Procedure. We'll use a 10# mix for our example.

  • Put 10# of wheat bran into a container that can be used for mixing, or put it on a clean tarp or table.

  • Measure out 2 ½ quarts of water into a container. If not dechlorinated, let it sit for an hour to release the chlorine to the air.

  • Add 2 oz of ProBio Mother Culture and 2 oz of blackstrap molasses to the water and stir a bit. Make sure to get all the sticky molasses off the measuring cup or spoon.

  • Make a pile out of the bran and put a depression in the middle of it to make a little catch basin for the liquid. Add the liquid to the wheat bran gradually, mixing it in thoroughly. You may not need all the liquid solution you make, or you may need a bit more water to get the mixture how you want it. The idea is to end up with a completely moistened bran, but not dripping wet. Squeeze it into a ball and if it sticks together and doesn't drip then you are done.

  • Put the mixture into a black plastic bag, squeeze out all the the excess air (important) and then tie the bag. Let it sit and ferment for about 3 weeks (2 weeks minimum) in a warm place. Make sure it is protected from animals if left outdoors. If you only have a clear or white plastic bag available you can use that, but let the mixture ferment in a dark area. When you open the bag up after the fermenting period it will have a sweet and sour smell and there may be some white mold on it. This is fine. If you see a blue or green or black mold, your mixture was too wet, or too much air got into the bag during fermentation. Discard the mix if this is the case.

  • After fermentation, you have the option of using the wet mixture as-is for another couple of weeks, or drying the bokashi mixture, which causes the microbes to go dormant and capable of being stored for a number of years.

  • To dry the bokashi mixture you need to spread it out as thinly as possible on a tarp, piece of carboard, garage floor or other clean surface. Crumbling it in your hands or through a screen first will help avoid large wet clumps. When the bokashi is drying, use a rake or your hands every once in a while to mix it up and expose more of the wet surfaces to air. You can dry the bokashi indoors or outdoors. I prefer doing it outdoors on a slightly sunny or windy day. This dries the bokashi within hours and you don't have to worry about animals coming aound in the evening. Some sites say not to dry in direct sunlight, but I haven't found that to be a problem. I rake it often and bag as soon as it is completely dry.

  • Store the bokashi powder in plastic bags or containers that keep moisture out. Do not store in direct sunlight. Preferably room or basement temperature.

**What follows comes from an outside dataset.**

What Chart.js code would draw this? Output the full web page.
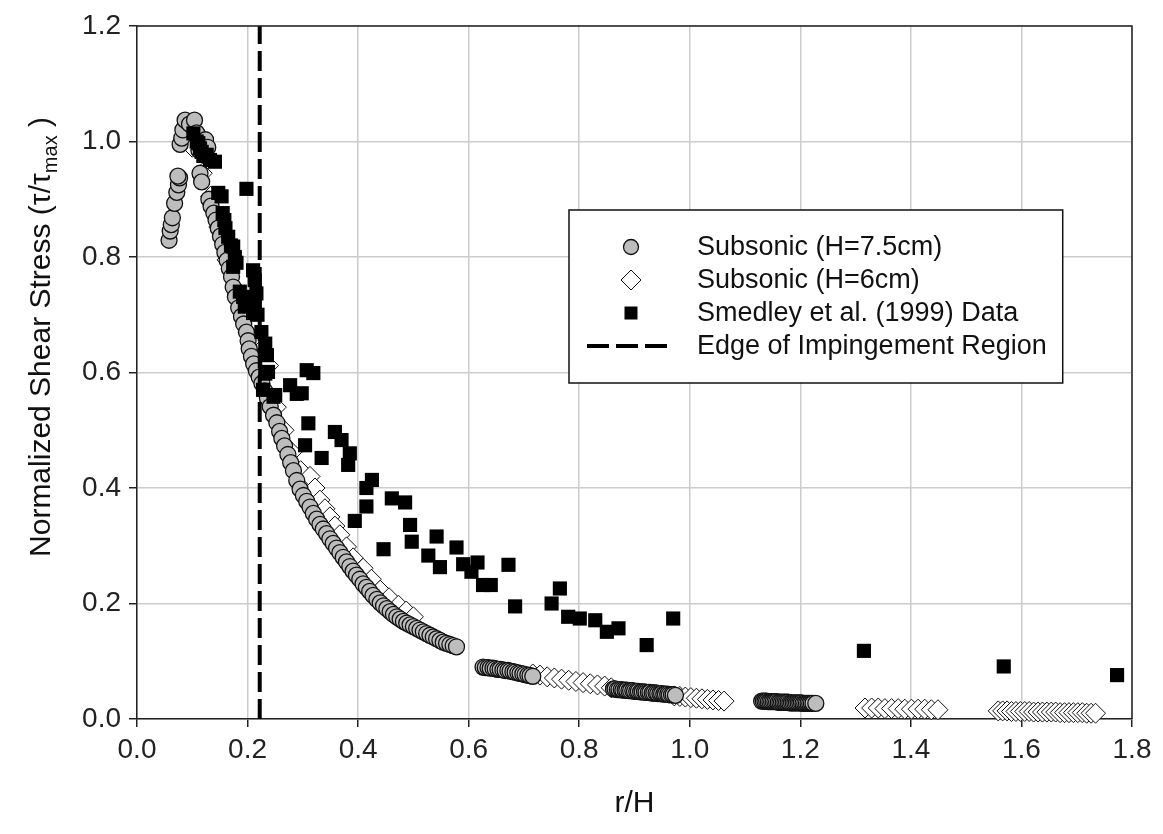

    Uses. Aside from using the bokashi powder to compost waste, use it to improve your garden soil at a rate of about 3# or 1 gallon per 100-200 sf. Put some in your houseplants and flower pots. Add some to your potting soil -up to 2-3% of the total mix. Mix some with the kitty litter to help absorb and naturally digest odor causing elements. Add add some bokashi powder to your other compost piles to speed up decomposition.